Uma perna a menos, jornalismo a mais
Para que alguém consiga o título de repórter do século, é preciso mais do que prêmios. Mais ainda quando se trata do século da televisão, do século da Revolução Russa, do século do rock n’roll, do século da guerra fria, do século das duas grandes guerras mundiais. O século XX ficou na história como referência cronológica para diversos acontecimentos. Conteúdo para o jornalismo não faltou. Para tanto, exemplos como o compromisso de José Hamilton Ribeiro com a abordagem envolvente e aprofundada dos fatos é fundamental para que a prática jornalística faça parte dessa mesma história. O livro Repórter do Século traz uma reunião de textos premiados escritos pelo jornalista que esteve no hospital ora para acompanhar os primeiros transplantes de órgãos no Brasil e retratar a situação alheia, ora para tratar-se depois de acidentalmente pisar em uma mina no Vietnã e transformar sua dor em palavras.
Acima de tudo, Repórter do Século desmistifica a máxima de que o jornalista deve se distanciar do acontecimento e ficar o mais próximo possível da imparcialidade. Para expor uma história em demasiados detalhes e ocupar, inclusive, as entrelinhas do papel, José Hamilton Ribeiro, antes, viveu todas as palavras que escreveu. A coletânea conta com sete reportagens que receberam o prêmio Esso de jornalismo e mais a reportagem sobre o Vietnã. A grande maioria delas foi publicada na revista Realidade, que na década de 60 foi a contribuição brasileira para o Novo Jornalismo (reformulação na prática jornalística iniciada nos Estados Unidos por nomes como Truman Capote, Gay Talese, Norman Mailer, etc. e vigorada nas décadas de 60 e 70).

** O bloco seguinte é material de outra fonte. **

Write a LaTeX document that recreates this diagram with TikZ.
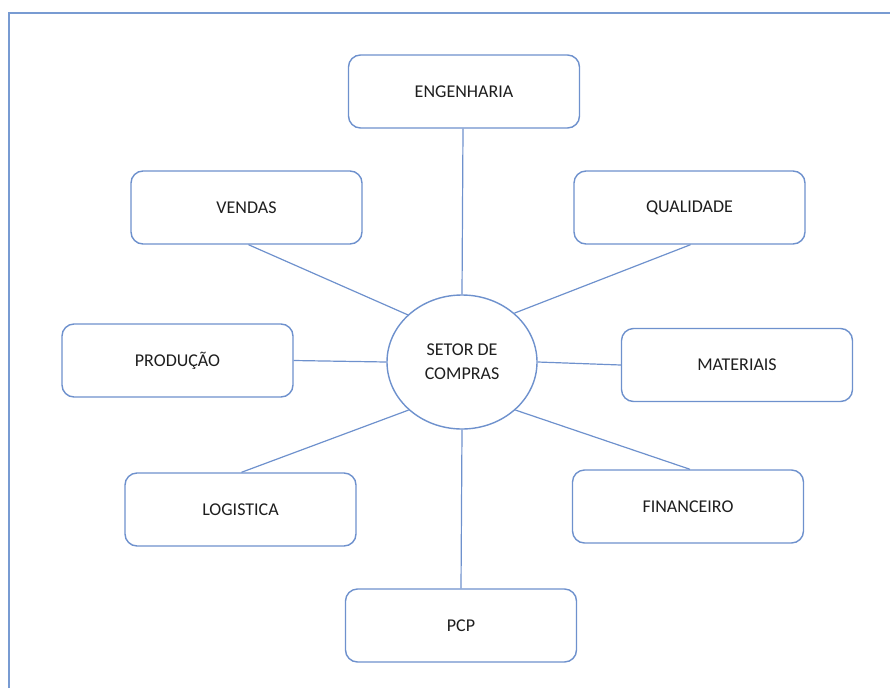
\documentclass[tikz,border=0pt]{standalone}
\usepackage{fontspec}
\setmainfont{Carlito}
\usetikzlibrary{shapes.geometric}
\definecolor{frameblue}{RGB}{120,155,210}
\definecolor{lineblue}{RGB}{110,145,205}
\definecolor{txt}{RGB}{30,30,30}
\tikzset{
  dept/.style={draw=lineblue, line width=1.4pt, rounded corners=12pt, fill=white,
    minimum width=231pt, minimum height=73pt, inner sep=0pt, text=txt,
    font=\fontsize{18}{22}\selectfont},
  hub/.style={draw=lineblue, line width=1.4pt, ellipse, fill=white,
    minimum width=150pt, minimum height=134pt, inner sep=0pt, text=txt,
    align=center, font=\fontsize{18}{24}\selectfont},
  link/.style={draw=lineblue, line width=1.2pt}
}
\begin{document}
\begin{tikzpicture}[x=1pt,y=-1pt]
\useasboundingbox (0,0) rectangle (890,688);
\draw[frameblue, line width=2.2pt] (9,688) -- (9,13) -- (890,13);

\node[hub] (c) at (462,362) {SETOR DE\\COMPRAS};

\node[dept] (eng) at (464,91.5) {ENGENHARIA};
\node[dept] (ven) at (246.5,207.5) {VENDAS};
\node[dept] (qua) at (689.5,207.5) {QUALIDADE};
\node[dept] (pro) at (177.5,360.5) {PRODUÇÃO};
\node[dept] (mat) at (737,365) {MATERIAIS};
\node[dept] (log) at (240.5,509.5) {LOGISTICA};
\node[dept] (fin) at (688,506.5) {FINANCEIRO};
\node[dept] (pcp) at (461,625.5) {PCP};

\coordinate (e1) at ([xshift=-1pt]eng.south);
\coordinate (v1) at ([xshift=2pt]ven.south);
\coordinate (q1) at ([xshift=1pt]qua.south);
\coordinate (l1) at ([xshift=1pt]log.north);
\coordinate (f1) at ([xshift=2pt]fin.north);

\draw[link] (e1) -- (c.90);
\draw[link] (v1) -- (c.139);
\draw[link] (q1) -- (c.43);
\draw[link] (pro.east) -- (c.180);
\draw[link] (mat.west) -- (c.0);
\draw[link] (l1) -- (c.222);
\draw[link] (f1) -- (c.318);
\draw[link] (pcp.north) -- (c.270);
\end{tikzpicture}
\end{document}
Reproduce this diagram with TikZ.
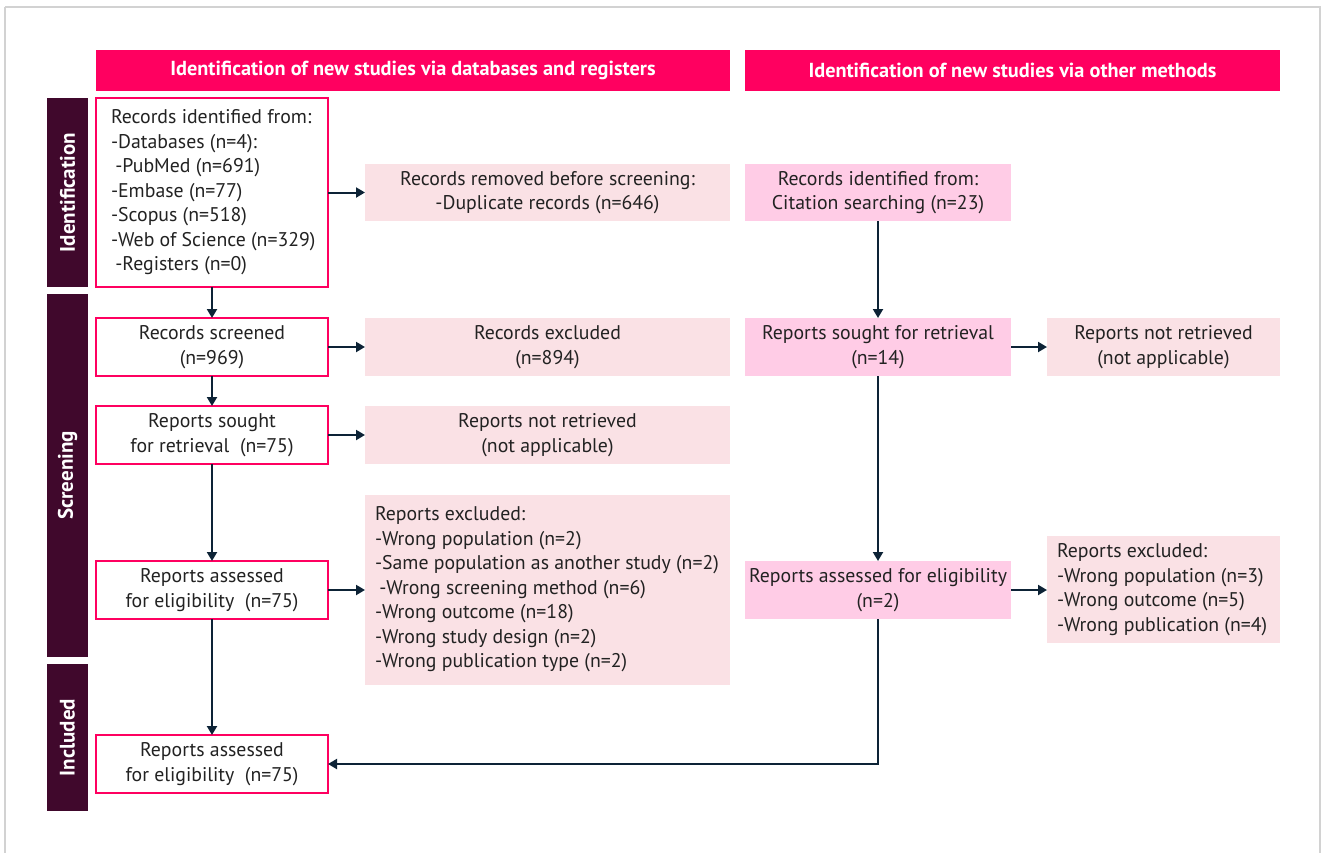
\documentclass[tikz,border=0pt]{standalone}
\usepackage{fontspec}
\setmainfont{PT Sans}
\usetikzlibrary{arrows.meta}
\definecolor{hot}{HTML}{FF0060}
\definecolor{lightpk}{HTML}{FAE1E5}
\definecolor{citepk}{HTML}{FFCCE6}
\definecolor{plum}{HTML}{40082C}
\definecolor{navy}{HTML}{0D2336}
\definecolor{txt}{HTML}{222222}
\definecolor{frame}{HTML}{D2D2D2}
\newcommand\fs{\fontsize{19.8}{24.5}\selectfont}
\newcommand\hfs{\fontsize{20.3}{24.5}\selectfont}
\newcommand\sfs{\fontsize{21}{24.5}\selectfont}
\newcommand\bx[6]{\node[#1, minimum width={(#4-#2)*1pt}, minimum height={(#5-#3)*1pt}] (#6) at ({(#2+#4)/2},{(#3+#5)/2})}
\tikzset{
  base/.style={inner sep=0pt, outer sep=0pt, font=\fs, text=txt},
  wbox/.style={base, draw=hot, line width=2pt, fill=white, align=center},
  lbox/.style={base, fill=lightpk, align=center},
  cbox/.style={base, fill=citepk, align=center},
  hdr/.style={base, fill=hot, text=white, font=\hfs\bfseries},
  side/.style={base, fill=plum},
  sidetxt/.style={base, text=white, font=\sfs\bfseries, rotate=90},
  arr/.style={-{Triangle[length=9pt,width=10pt]}, line width=2pt, draw=navy}
}
\begin{document}
\begin{tikzpicture}[x=1pt,y=-1pt]
\useasboundingbox (0,0) rectangle (1322,852);
\draw[frame, line width=2pt] (5,7) -- (5,856) (5,7) -- (1320,7) -- (1320,856);
% headers
\bx{hdr}{96}{50}{730}{91}{h1} {Identification of new studies via databases and registers};
\bx{hdr}{745}{50}{1280}{91}{h2} {Identification of new studies via other methods};
% side bars
\bx{side}{47}{98}{88}{287}{s1} {};
\node[sidetxt] (s1t) at (s1.center) {Identification};
\bx{side}{47}{294}{88}{657}{s2} {};
\node[sidetxt] (s2t) at (s2.center) {Screening};
\bx{side}{47}{664}{88}{811}{s3} {};
\node[sidetxt] (s3t) at (s3.center) {Included};
% left column
\bx{wbox}{96}{98}{328}{287}{A} {};
\node[base, align=left, anchor=west] (At) at (111,192.5) {Records identified from:\\-Databases (n=4):\\\hspace{0.22em}-PubMed (n=691)\\-Embase (n=77)\\-Scopus (n=518)\\-Web of Science (n=329)\\\hspace{0.22em}-Registers (n=0)};
\bx{lbox}{365}{164}{730}{221}{rem} {Records removed before screening:\\-Duplicate records (n=646)};
\bx{wbox}{96}{318}{328}{376}{scr} {Records screened\\(n=969)};
\bx{lbox}{365}{318}{730}{376}{exc} {Records excluded\\(n=894)};
\bx{wbox}{96}{406}{328}{464}{sou} {Reports sought\\for retrieval\ \ (n=75)};
\bx{lbox}{365}{406}{730}{464}{nre} {Reports not retrieved\\(not applicable)};
\bx{lbox}{365}{495}{730}{685}{rex} {};
\node[base, align=left, anchor=west] (rext) at (375,589.5) {Reports excluded:\\-Wrong population (n=2)\\-Same population as another study (n=2)\\\hspace{0.22em}-Wrong screening method (n=6)\\-Wrong outcome (n=18)\\-Wrong study design (n=2)\\-Wrong publication type (n=2)};
\bx{wbox}{96}{561}{328}{619}{ass} {Reports assessed\\for eligibility\ \ (n=75)};
\bx{wbox}{96}{735}{328}{793}{inc} {Reports assessed\\for eligibility\ \ (n=75)};
% right column
\bx{cbox}{745}{164}{1011}{221}{cit} {Records identified from:\\Citation searching (n=23)};
\bx{cbox}{745}{318}{1011}{376}{souR} {Reports sought for retrieval\\(n=14)};
\bx{lbox}{1047}{318}{1280}{376}{nreR} {Reports not retrieved\\(not applicable)};
\bx{cbox}{745}{561}{1011}{619}{assR} {Reports assessed for eligibility\\(n=2)};
\bx{lbox}{1047}{536}{1280}{643}{rexR} {};
\node[base, align=left, anchor=west] (rexRt) at (1057,589.5) {Reports excluded:\\-Wrong population (n=3)\\-Wrong outcome (n=5)\\-Wrong publication (n=4)};
% arrows
\draw[arr] (A.south) -- (scr.north);
\draw[arr] (scr.south) -- (sou.north);
\draw[arr] (sou.south) -- (ass.north);
\draw[arr] (ass.south) -- (inc.north);
\draw[arr] (A.east |- rem.west) -- (rem.west);
\draw[arr] (scr.east) -- (exc.west);
\draw[arr] (sou.east) -- (nre.west);
\draw[arr] (ass.east) -- (ass.east -| rex.west);
\draw[arr] (cit.south) -- (souR.north);
\draw[arr] (souR.south) -- (assR.north);
\draw[arr] (souR.east) -- (nreR.west);
\draw[arr] (assR.east) -- (assR.east -| rexR.west);
\draw[arr] (assR.south) |- (inc.east);
\end{tikzpicture}
\end{document}
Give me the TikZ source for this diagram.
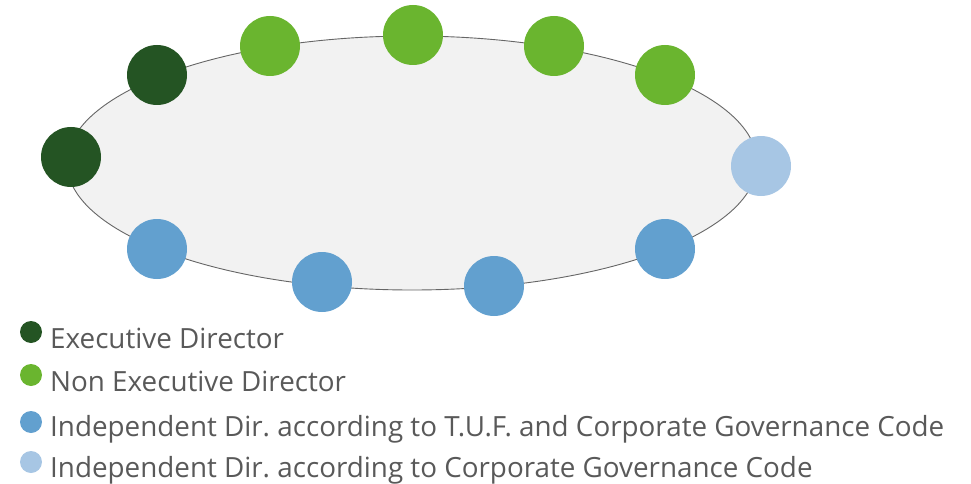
\documentclass[tikz,border=0pt]{standalone}
\usepackage{fontspec}
\setmainfont{Open Sans}
\frenchspacing
\definecolor{execgreen}{HTML}{245423}
\definecolor{nonexecgreen}{HTML}{6AB52F}
\definecolor{indepblue}{HTML}{62A0CF}
\definecolor{codeblue}{HTML}{A7C6E4}
\definecolor{boardfill}{HTML}{F2F2F2}
\definecolor{textgray}{HTML}{595959}
\begin{document}
\begin{tikzpicture}[x=1pt,y=-1pt,
  member/.style={circle,minimum size=60pt,inner sep=0pt},
  key/.style={circle,minimum size=22pt,inner sep=0pt},
  keytext/.style={anchor=base west,inner sep=0pt,text=textgray,font=\fontsize{27.8}{32}\selectfont}]
\useasboundingbox (0,0) rectangle (971,484);
% board table
\draw[draw=black!60,fill=boardfill,line width=0.9pt] (412,163) ellipse [x radius=345, y radius=127];
% seats around the table
\node[member,fill=execgreen] (e1) at (71,157) {};
\node[member,fill=execgreen] (e2) at (157,75) {};
\node[member,fill=nonexecgreen] (n1) at (270,46) {};
\node[member,fill=nonexecgreen] (n2) at (413,35) {};
\node[member,fill=nonexecgreen] (n3) at (554,46) {};
\node[member,fill=nonexecgreen] (n4) at (665,75) {};
\node[member,fill=codeblue] (c1) at (761,166) {};
\node[member,fill=indepblue] (i1) at (665,249) {};
\node[member,fill=indepblue] (i2) at (494,286) {};
\node[member,fill=indepblue] (i3) at (322,282) {};
\node[member,fill=indepblue] (i4) at (157,249) {};
% legend
\node[key,fill=execgreen] (k1) at (31,332) {};
\node[key,fill=nonexecgreen] (k2) at (31,375) {};
\node[key,fill=indepblue] (k3) at (31,422) {};
\node[key,fill=codeblue] (k4) at (31,462) {};
\node[keytext] (t1) at (50,348) {Executive Director};
\node[keytext] (t2) at (50,391) {Non Executive Director};
\node[keytext] (t3) at (50,436) {Independent Dir. according to T.U.F. and Corporate Governance Code};
\node[keytext] (t4) at (50,477) {Independent Dir. according to Corporate Governance Code};
\end{tikzpicture}
\end{document}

A produção jornalística de José Hamilton Ribeiro possui ritmo e elementos que envolvem o leitor. Ele opta pela elaboração de perfis de personagens como pano de fundo para as histórias. O repórter do século trata de assuntos relacionados à medicina e à ciência com naturalidade, familiarizando o leitor. As informações trazidas nas reportagens podem ser levadas a essa perspectiva, visto que são assuntos já desatualizados e que ocasionalmente não interessam a um leitor comum que esteja a procura de entretenimento com a leitura.
O livro termina com as perguntas mais freqüentes a que José Hamilton Ribeiro responde. A mais curiosa tem uma resposta original e ágil. Ele diz: “Num programa de auditório no Rio, de tevê, me perguntaram, visto que continuei minha carreira no jornalismo, se era difícil ser repórter com uma perna só. Respondi: ‘É mais difícil do que com duas, mas é mais fácil do que com quatro’”.